En outre, dans cette polémique engendrée par le livre de Vanessa Springora, Gabriel Matzneff n’est pas seul à se faire rattraper par son passé. Ce scandale entraîne dans son sillage d’autres célébrités de la même génération soupçonnées de pédophilie.
Sur les réseaux sociaux, les écrits de Daniel Cohn-Bendit refont par exemple surface à la lumière de cette polémique. Dans son livre Le Grand bazar (paru en 1975 aux éditions Belfond), l’ex-député européen évoquait son expérience dans une crèche « alternative » de Francfort dans les années 1970. Extraits :
« Il m’était arrivé plusieurs fois que certains gosses ouvrent ma braguette et commencent à me chatouiller. Je réagissais de manière différente selon les circonstances, mais leur désir me posait un problème. Je leur demandais : "Pourquoi ne jouez-vous pas ensemble, pourquoi vous m’avez choisi, moi, et pas les autres gosses ?" Mais s’ils insistaient, je les caressais quand même. »
Le même Cohn-Bendit qui, sur le plateau d’Apostrophes en 1982, expliquait face à l’écrivain Paul Guth que « la sexualité d’un gosse c’est quand même fantastique ». Avant de détailler : « Quand une petite fille de cinq ans commence à vous déshabiller, c’est fantastique ! » Cet extrait régulièrement exhumé sur les réseaux sociaux depuis des années a une nouvelle fois refait son apparition à la faveur de l’affaire Matzneff.
Un autre nom célèbre est également remonté sur les réseaux sociaux ces derniers jours et mis en parallèle avec Matzneff : celui de Roman Polanski. Au moment de la sortie de son film J’accuse, le réalisateur a également fait l’objet d’une vive polémique autour d’accusations de viol et de pédophilie.
Le procès moral d’une époque révolue
L’affaire Matzneff qui choque une grande partie de l’opinion publique française aujourd’hui est-elle en train de prendre la forme d’un procès moral du Tout-Paris post-68 ? L’autocritique de Libération sur son positionnement de l’époque montre que « l’élite » intellectuelle française de 2020 aurait du mal à soutenir ouvertement ou même tolérer ce genre de comportement d’artistes, d’écrivains, de réalisateurs, aussi brillants puissent-ils être, sous prétexte qu’ils ont du talent, et que ce talent prévaudrait sur tout le reste. La vague du mouvement #MeToo, initiée aux États-Unis en 2017, où elle a mis fin à la carrière de certaines personnalités accusés d’abus sexuels, semble bien avoir atteint l’Hexagone.
L’affaire Matzneff démontre aussi que dans la France aujourd’hui, il existe bel et bien des gens qui se lèvent contre ceux qui s’opposent aux comportements déviants de certains artistes au prétexte que ceux-ci seraient supposément talentueux, dénonçant alors « une chasse aux sorcières » ou « un tribunal médiatique ». Mais est-ce bien pour longtemps ?

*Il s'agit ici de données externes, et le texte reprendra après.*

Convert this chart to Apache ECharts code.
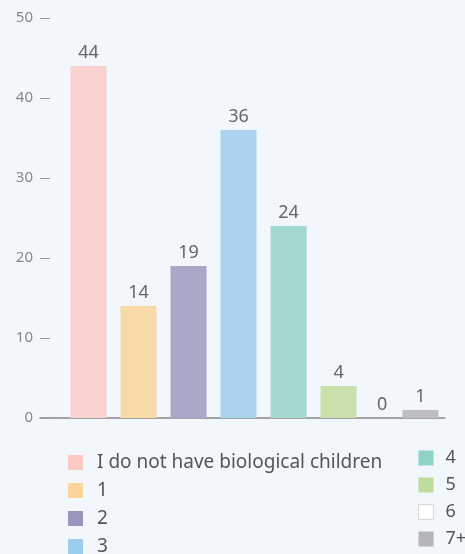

En tout cas, si à l’époque le président François Mitterrand était plutôt admiratif concernant le talent littéraire de Gabriel Matzneff, trente ans plus tard le gouvernement d’Emmanuel Macron par la voix de ses ministres a été très clair quant à sa position sur la question. « L’aura littéraire n’est pas une garantie d’impunité. J’apporte mon entier soutien à toutes les victimes qui ont le courage de briser le silence », écrit le ministre de la Culture Franck Riester sur son compte Twitter.
En attendant, la justice vient de se saisir, le 3 janvier, en ouvrant une enquête pour viols sur mineur contre Gabriel Matzneff qui pourtant décrit publiquement ses « ébats » pédophiles depuis 1974. Cette initiative judiciaire est intimement liée au tollé déclenché par le récit de Vanessa Springora.